## What is needed
Pictures aside, quote the whole listing exactly.

=== Provided material ===

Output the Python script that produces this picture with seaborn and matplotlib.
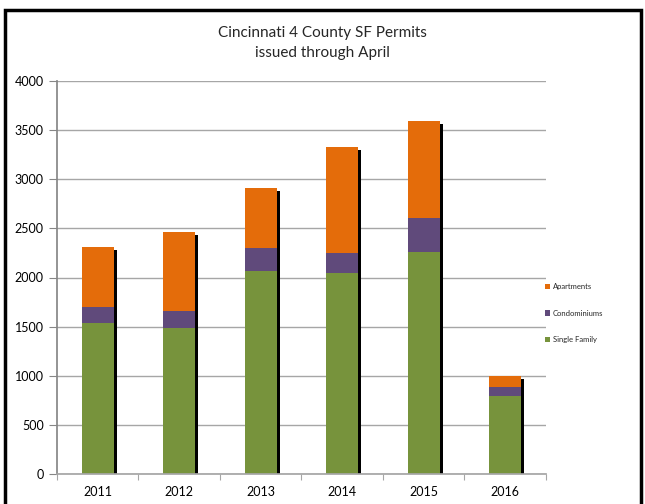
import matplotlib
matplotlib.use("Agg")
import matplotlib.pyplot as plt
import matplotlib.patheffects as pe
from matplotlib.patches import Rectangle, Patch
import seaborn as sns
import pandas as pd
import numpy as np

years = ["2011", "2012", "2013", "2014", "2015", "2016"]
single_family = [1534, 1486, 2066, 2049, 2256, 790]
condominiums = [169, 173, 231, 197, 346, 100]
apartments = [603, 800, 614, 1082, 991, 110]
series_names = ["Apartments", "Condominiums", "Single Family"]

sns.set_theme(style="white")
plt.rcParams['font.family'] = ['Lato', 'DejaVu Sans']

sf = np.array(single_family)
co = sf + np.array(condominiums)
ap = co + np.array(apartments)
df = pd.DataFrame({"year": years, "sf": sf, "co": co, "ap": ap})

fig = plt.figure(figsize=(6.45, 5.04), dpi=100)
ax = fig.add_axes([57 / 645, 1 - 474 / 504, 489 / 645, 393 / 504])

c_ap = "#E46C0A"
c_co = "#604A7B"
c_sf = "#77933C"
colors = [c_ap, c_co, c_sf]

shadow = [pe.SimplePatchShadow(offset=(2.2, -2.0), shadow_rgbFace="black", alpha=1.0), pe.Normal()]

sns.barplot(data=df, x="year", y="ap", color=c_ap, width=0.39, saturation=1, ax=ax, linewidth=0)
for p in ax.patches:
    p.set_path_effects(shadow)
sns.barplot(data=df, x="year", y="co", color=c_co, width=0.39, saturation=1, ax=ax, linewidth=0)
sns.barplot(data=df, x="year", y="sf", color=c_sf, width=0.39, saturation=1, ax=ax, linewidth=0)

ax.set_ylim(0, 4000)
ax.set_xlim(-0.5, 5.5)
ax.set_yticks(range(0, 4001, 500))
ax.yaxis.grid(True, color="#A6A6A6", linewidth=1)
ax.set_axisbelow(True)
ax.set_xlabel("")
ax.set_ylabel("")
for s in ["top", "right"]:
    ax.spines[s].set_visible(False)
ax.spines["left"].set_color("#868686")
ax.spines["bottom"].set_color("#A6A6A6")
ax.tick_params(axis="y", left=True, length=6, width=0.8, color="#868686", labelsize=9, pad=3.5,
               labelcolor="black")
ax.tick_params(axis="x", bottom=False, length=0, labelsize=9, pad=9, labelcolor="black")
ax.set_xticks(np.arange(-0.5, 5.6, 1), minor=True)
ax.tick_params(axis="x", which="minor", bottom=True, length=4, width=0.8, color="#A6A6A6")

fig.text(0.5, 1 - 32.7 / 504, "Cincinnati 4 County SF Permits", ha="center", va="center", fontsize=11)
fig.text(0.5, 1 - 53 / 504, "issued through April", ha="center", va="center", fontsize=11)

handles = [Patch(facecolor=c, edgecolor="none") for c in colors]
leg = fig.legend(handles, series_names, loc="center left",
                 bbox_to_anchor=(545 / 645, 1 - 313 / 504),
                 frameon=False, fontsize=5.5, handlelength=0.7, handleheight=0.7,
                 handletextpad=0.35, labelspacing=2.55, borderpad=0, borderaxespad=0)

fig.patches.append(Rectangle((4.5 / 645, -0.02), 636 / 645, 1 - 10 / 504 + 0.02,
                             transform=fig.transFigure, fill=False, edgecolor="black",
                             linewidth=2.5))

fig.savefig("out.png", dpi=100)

===

## Problem solution
Output the Python script that produces this picture with seaborn and matplotlib.
import matplotlib
matplotlib.use("Agg")
import matplotlib.pyplot as plt
import matplotlib.patheffects as pe
from matplotlib.patches import Rectangle, Patch
import seaborn as sns
import pandas as pd
import numpy as np

years = ["2011", "2012", "2013", "2014", "2015", "2016"]
single_family = [1534, 1486, 2066, 2049, 2256, 790]
condominiums = [169, 173, 231, 197, 346, 100]
apartments = [603, 800, 614, 1082, 991, 110]
series_names = ["Apartments", "Condominiums", "Single Family"]

sns.set_theme(style="white")
plt.rcParams['font.family'] = ['Lato', 'DejaVu Sans']

sf = np.array(single_family)
co = sf + np.array(condominiums)
ap = co + np.array(apartments)
df = pd.DataFrame({"year": years, "sf": sf, "co": co, "ap": ap})

fig = plt.figure(figsize=(6.45, 5.04), dpi=100)
ax = fig.add_axes([57 / 645, 1 - 474 / 504, 489 / 645, 393 / 504])

c_ap = "#E46C0A"
c_co = "#604A7B"
c_sf = "#77933C"
colors = [c_ap, c_co, c_sf]

shadow = [pe.SimplePatchShadow(offset=(2.2, -2.0), shadow_rgbFace="black", alpha=1.0), pe.Normal()]

sns.barplot(data=df, x="year", y="ap", color=c_ap, width=0.39, saturation=1, ax=ax, linewidth=0)
for p in ax.patches:
    p.set_path_effects(shadow)
sns.barplot(data=df, x="year", y="co", color=c_co, width=0.39, saturation=1, ax=ax, linewidth=0)
sns.barplot(data=df, x="year", y="sf", color=c_sf, width=0.39, saturation=1, ax=ax, linewidth=0)

ax.set_ylim(0, 4000)
ax.set_xlim(-0.5, 5.5)
ax.set_yticks(range(0, 4001, 500))
ax.yaxis.grid(True, color="#A6A6A6", linewidth=1)
ax.set_axisbelow(True)
ax.set_xlabel("")
ax.set_ylabel("")
for s in ["top", "right"]:
    ax.spines[s].set_visible(False)
ax.spines["left"].set_color("#868686")
ax.spines["bottom"].set_color("#A6A6A6")
ax.tick_params(axis="y", left=True, length=6, width=0.8, color="#868686", labelsize=9, pad=3.5,
               labelcolor="black")
ax.tick_params(axis="x", bottom=False, length=0, labelsize=9, pad=9, labelcolor="black")
ax.set_xticks(np.arange(-0.5, 5.6, 1), minor=True)
ax.tick_params(axis="x", which="minor", bottom=True, length=4, width=0.8, color="#A6A6A6")

fig.text(0.5, 1 - 32.7 / 504, "Cincinnati 4 County SF Permits", ha="center", va="center", fontsize=11)
fig.text(0.5, 1 - 53 / 504, "issued through April", ha="center", va="center", fontsize=11)

handles = [Patch(facecolor=c, edgecolor="none") for c in colors]
leg = fig.legend(handles, series_names, loc="center left",
                 bbox_to_anchor=(545 / 645, 1 - 313 / 504),
                 frameon=False, fontsize=5.5, handlelength=0.7, handleheight=0.7,
                 handletextpad=0.35, labelspacing=2.55, borderpad=0, borderaxespad=0)

fig.patches.append(Rectangle((4.5 / 645, -0.02), 636 / 645, 1 - 10 / 504 + 0.02,
                             transform=fig.transFigure, fill=False, edgecolor="black",
                             linewidth=2.5))

fig.savefig("out.png", dpi=100)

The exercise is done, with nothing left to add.